Герман Тоцкий убежал из враждебной, опасной, чужой страны и вновь спрятался под мамино крылышко. Под этим крылышком было тепло, но не слишком уютно, как будто оно для прочности было обито стекловатой. Он только жалел, что не сразу послушался своего испанского адвоката, но, когда после очередного «казино-запоя» на его собственном пляже (а амбиции Германа позволяли ему считать своей собственностью чуть ли не половину Испанского побережья) был взорван его собственный гидросамолет (вот бы припомнить точно, на имя кого из приятелей была оформлена покупка), Тоцкий поверил, что дело пахнет жареным и поспешно спасся бегством. Конечно, возвращаться ему к матери не слишком хотелось, но Россия была лучшим убежищем на данный момент, особенно с их семейными связями и знакомствами, нежели какая-нибудь тихая, цивилизованная Европа. Как сначала он недоверчиво отнесся к предупреждениям Мигеля, так теперь Герман стал опасаться всего и заранее. А вдруг его уже ищет Интерпол? Даже постригся перед отъездом в аэропорт, чтобы изменить внешность.

Он не знал, как его встретит мать. Больше всего ему не хотелось отчитываться в данный момент по их «общаку», но другого варианта он придумать не смог. Итак, к маме под крылышко, и будь что будет, не расстреляет же его родная мать, а вот от горячих испанских товарищей этого вполне можно было ожидать.

Однако мать выделила сыну лучшую комнату — она всегда берегла ее для сыночка. Но в прежние свои редкие визиты он предпочитал селиться в отелях или у друзей. Теперь же Герман жил дома. И чувствовал себя кумом королю, поскольку действительно — в кои-то веки — оказал матери посильную услугу. И теперь уже она была обязана ему.

Однако эйфория длилась недолго, и потихоньку все стало возвращаться на круги своя.

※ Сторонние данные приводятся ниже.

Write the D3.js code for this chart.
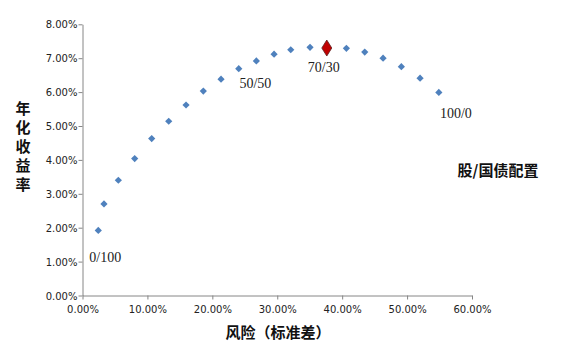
<!DOCTYPE html>
<html><head><meta charset="utf-8">
<script src="https://cdn.jsdelivr.net/npm/d3@7"></script>
<style>body{margin:0;background:#fff}svg{display:block}</style>
</head><body>
<script>
const allocations = ["0/100","5/95","10/90","15/85","20/80","25/75","30/70","35/65","40/60","45/55","50/50","55/45","60/40","65/35","70/30","75/25","80/20","85/15","90/10","95/5","100/0"];
const risk = [2.43,3.31,5.52,8.04,10.66,13.28,15.95,18.61,21.34,24.07,26.78,29.51,32.08,35.05,37.63,40.65,43.48,46.30,49.12,52.00,54.89];
const ret = [1.92,2.70,3.40,4.04,4.63,5.14,5.62,6.03,6.38,6.69,6.92,7.12,7.25,7.32,7.30,7.29,7.18,7.00,6.75,6.41,5.99];
const xTicks = [0,10,20,30,40,50,60];
const yTicks = [0,1,2,3,4,5,6,7,8];
const labelled = ["0/100","50/50","70/30","100/0"];
const highlight = "70/30";
const yTitle = "年化收益率";
const xTitle = "风险（标准差）";
const legendText = "股/国债配置";

const W=573,H=353;
const svg=d3.select("body").append("svg").attr("width",W).attr("height",H);
const x=d3.scaleLinear().domain([0,60]).range([82.5,472]);
const y=d3.scaleLinear().domain([0,8]).range([295.5,24.3]);
const axisColor="#868686";

const gx=svg.append("g").attr("transform",`translate(0,${y(0)})`)
  .call(d3.axisBottom(x).tickValues(xTicks).tickFormat(d=>d.toFixed(2)+"%").tickSize(4).tickSizeOuter(0));
const gy=svg.append("g").attr("transform",`translate(${x(0)},0)`)
  .call(d3.axisLeft(y).tickValues(yTicks).tickFormat(d=>d.toFixed(2)+"%").tickSize(4).tickSizeOuter(0));
[gx,gy].forEach(g=>{
  g.selectAll("path,line").attr("stroke",axisColor).attr("stroke-width",1);
  g.selectAll("text").attr("font-family","DejaVu Sans").attr("font-size",10).attr("fill","#222");
});
gx.selectAll("text").attr("dy","1.05em");
gy.selectAll("text").attr("x",-5).attr("dy","0.35em");

const data=allocations.map((a,i)=>({a,x:risk[i],y:ret[i]}));
const diamond=(w,h)=>`M0,${-h}L${w},0L0,${h}L${-w},0Z`;
svg.append("g").selectAll("path").data(data.filter(d=>d.a!==highlight)).join("path")
  .attr("d",diamond(3.6,3.6)).attr("transform",d=>`translate(${x(d.x)},${y(d.y)})`)
  .attr("fill","#4F81BD");
svg.append("g").selectAll("path").data(data.filter(d=>d.a===highlight)).join("path")
  .attr("d",diamond(5,8)).attr("transform",d=>`translate(${x(d.x)},${y(d.y)})`)
  .attr("fill","#C00000").attr("stroke","#5a2020").attr("stroke-width",0.8);

const labelOffset={"0/100":[7,32],"50/50":[-1,27],"70/30":[-3,24],"100/0":[17,26]};
svg.append("g").selectAll("text").data(data.filter(d=>labelled.includes(d.a))).join("text")
  .attr("x",d=>x(d.x)+labelOffset[d.a][0]).attr("y",d=>y(d.y)+labelOffset[d.a][1])
  .attr("text-anchor","middle").attr("font-family","Liberation Serif").attr("font-size",14)
  .attr("fill","#222").text(d=>d.a);

const yt=svg.append("g").attr("font-family","Noto Sans CJK SC").attr("font-weight","bold")
  .attr("font-size",15).attr("fill","#111").attr("text-anchor","middle");
yTitle.split("").forEach((c,i)=>yt.append("text").attr("x",23).attr("y",114+i*19).text(c));

svg.append("text").attr("x",278).attr("y",338).attr("text-anchor","middle")
  .attr("font-family","Noto Sans CJK SC").attr("font-weight","bold").attr("font-size",15)
  .attr("fill","#111").text(xTitle);

svg.append("text").attr("x",498).attr("y",176).attr("text-anchor","middle")
  .attr("font-family","Noto Sans CJK SC").attr("font-weight","bold").attr("font-size",15)
  .attr("fill","#111").text(legendText);
</script>
</body></html>
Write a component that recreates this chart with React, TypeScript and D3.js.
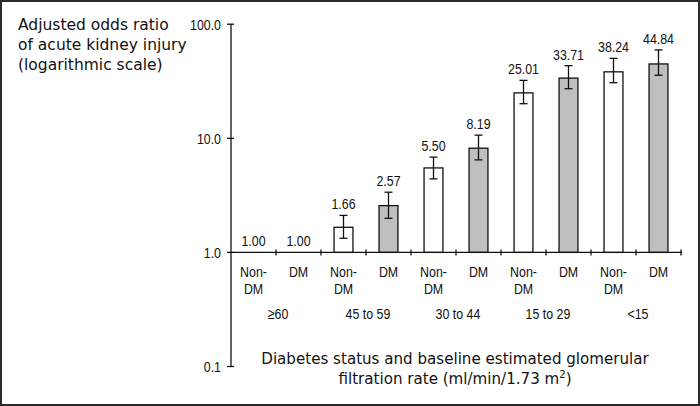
import React from "react";
import * as d3 from "d3";

const categories = ["Non-DM", "DM", "Non-DM", "DM", "Non-DM", "DM", "Non-DM", "DM", "Non-DM", "DM"];
const isDiabetes = [false, true, false, true, false, true, false, true, false, true];
const groups = ["≥60", "45 to 59", "30 to 44", "15 to 29", "<15"];
const oddsRatios = [1.0, 1.0, 1.66, 2.57, 5.5, 8.19, 25.01, 33.71, 38.24, 44.84];
const ciLower: (number | null)[] = [null, null, 1.33, 1.99, 4.41, 6.47, 20.1, 27.2, 30.7, 35.7];
const ciUpper: (number | null)[] = [null, null, 2.11, 3.37, 6.84, 10.66, 32.2, 43.3, 50.2, 59.5];
const yTicks = [0.1, 1, 10, 100];
const yTitle = ["Adjusted odds ratio", "of acute kidney injury", "(logarithmic scale)"];

const W = 700;
const H = 406;
const ARIAL = "'Liberation Sans', Arial, sans-serif";
const WIDE = "'DejaVu Sans', sans-serif";
const SQUEEZE = 0.8;

function NarrowText({
  x,
  y,
  anchor = "middle",
  dy,
  children,
}: {
  x: number;
  y: number;
  anchor?: "start" | "middle" | "end";
  dy?: string;
  children: React.ReactNode;
}) {
  return (
    <text
      transform={`translate(${x},${y}) scale(${SQUEEZE},1)`}
      dy={dy}
      textAnchor={anchor}
      fontFamily={ARIAL}
      fontSize={15.5}
      fill="#111"
    >
      {children}
    </text>
  );
}

export default function App() {
  const x = d3
    .scaleBand<number>()
    .domain(d3.range(categories.length))
    .range([231, 681])
    .paddingInner(0.58)
    .paddingOuter(0.29);
  const y = d3.scaleLog().domain([0.1, 100]).range([366.5, 24.2]);
  const step = x.step();
  const x0 = 231;
  const axisY = y(1);
  const fmtTick = d3.format(".1f");
  const fmtVal = d3.format(".2f");

  return (
    <svg
      width={W}
      height={H}
      style={{ position: "absolute", left: 0, top: 0, background: "#fff" }}
    >
      <rect x={1} y={1} width={W - 2} height={H - 2} fill="#fff" stroke="#2a2a2a" strokeWidth={2} />

      {/* y title */}
      <text fontFamily={WIDE} fontSize={15.5} fill="#111">
        {yTitle.map((t, i) => (
          <tspan key={i} x={18} y={30 + i * 20}>
            {t}
          </tspan>
        ))}
      </text>

      {/* y axis */}
      <line x1={x0} x2={x0} y1={y(0.1)} y2={y(100)} stroke="#111" strokeWidth={1.3} />
      {yTicks.map((t) => (
        <g key={t}>
          <line x1={x0 - 4} x2={x0 + 3} y1={y(t)} y2={y(t)} stroke="#111" strokeWidth={1.3} />
          <NarrowText x={x0 - 10} y={y(t)} anchor="end" dy="0.36em">
            {fmtTick(t)}
          </NarrowText>
        </g>
      ))}

      {/* bars */}
      {oddsRatios.map((v, i) => {
        const bx = x(i)!;
        const bw = x.bandwidth();
        if (v <= 1) return null;
        return (
          <rect
            key={i}
            x={bx}
            y={y(v)}
            width={bw}
            height={axisY - y(v)}
            fill={isDiabetes[i] ? "#bfbfbf" : "#ffffff"}
            stroke="#111"
            strokeWidth={1.3}
          />
        );
      })}

      {/* error bars */}
      {oddsRatios.map((v, i) => {
        const lo = ciLower[i];
        const hi = ciUpper[i];
        if (lo == null || hi == null) return null;
        const cx = x(i)! + x.bandwidth() / 2;
        return (
          <g key={i} stroke="#111" strokeWidth={1.3}>
            <line x1={cx} x2={cx} y1={y(lo)} y2={y(hi)} />
            <line x1={cx - 4} x2={cx + 4} y1={y(lo)} y2={y(lo)} />
            <line x1={cx - 4} x2={cx + 4} y1={y(hi)} y2={y(hi)} />
          </g>
        );
      })}

      {/* value labels */}
      {oddsRatios.map((v, i) => {
        const hi = ciUpper[i];
        const top = hi != null ? y(hi) : y(v);
        const cx = x(i)! + x.bandwidth() / 2;
        return (
          <NarrowText key={i} x={cx} y={top - 6}>
            {fmtVal(v)}
          </NarrowText>
        );
      })}

      {/* x axis */}
      <line x1={x0} x2={x0 + step * categories.length + 1} y1={axisY} y2={axisY} stroke="#111" strokeWidth={1.3} />
      {d3.range(1, categories.length + 1).map((k) => (
        <line
          key={k}
          x1={x0 + step * k}
          x2={x0 + step * k}
          y1={axisY - 3}
          y2={axisY + 3}
          stroke="#111"
          strokeWidth={1.3}
        />
      ))}

      {/* category labels */}
      {categories.map((c, i) => {
        const cx = x(i)! + x.bandwidth() / 2;
        const parts = c === "Non-DM" ? ["Non-", "DM"] : [c];
        return (
          <g key={i}>
            {parts.map((p, j) => (
              <NarrowText key={j} x={cx} y={277 + j * 16.6}>
                {p}
              </NarrowText>
            ))}
          </g>
        );
      })}

      {/* group labels */}
      {groups.map((g, gi) => {
        const cx = x0 + step * (gi * 2 + 1) + 2;
        return (
          <NarrowText key={g} x={cx} y={319}>
            {g}
          </NarrowText>
        );
      })}

      {/* x title */}
      <text textAnchor="middle" fontFamily={WIDE} fontSize={15.1} fill="#111">
        <tspan x={455} y={363.5}>
          Diabetes status and baseline estimated glomerular
        </tspan>
        <tspan x={455} y={383.5}>
          filtration rate (ml/min/1.73 m
          <tspan fontSize={10} dy={-6}>
            2
          </tspan>
          <tspan dy={6}>)</tspan>
        </tspan>
      </text>
    </svg>
  );
}
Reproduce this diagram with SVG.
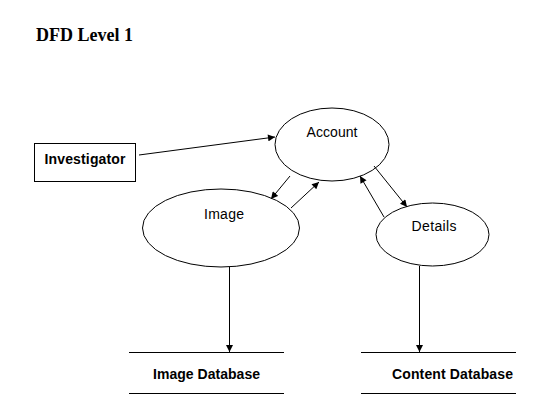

Спустя полторы недели после приезда он сидел в купальном халате на подоконнике и лениво помешивал чай в дорогой фарфоровой чашке.

— Как я рада, что ты вернулся, сыночка! — ворковала Анастасия, поглаживая при этом своего любимца — жирного рыжего кота. — Осунулся, морщинки вокруг глаз появились!

— Никаких у меня морщинок не появилось! — истерично вскрикнул Герман, отодвигая чашку и подбегая к зеркалу.

— Ну что ты волнуешься! Как девочка! — усмехнулась мать, выпуская кота, изволившего немного пошевелиться, на пол.

— Нет у меня морщинок! — повторил Герман, кисло вглядываясь в небольшой шрам на щеке.

— Ну хорошо, Герочка, успокойся. Я так по тебе соскучилась, а ты мне грубишь, — примирительным тоном сказала Анастасия.

— Мама, не начинай все заново! Почему ты всегда надо мной издеваешься, а потом я же оказываюсь виноватым? — капризно тянул избалованный сынок.

— Ну кто тебе сказал, что ты виноват? — ласково спросила Анастасия. — Подойди ко мне, мой цыпленочек, я тебя поцелую.

— Не надо меня целовать! — выкрикнул Герман. — Я тебе не верю!

— Конечно, ты мне веришь, а кому же тебе еще верить, как не родной матери? Кто единственный тебя любит больше жизни? Без меня ты бы был никем, мальчик мой!

— Пусть я был бы никем! Но ты не изводила бы меня своей любовью!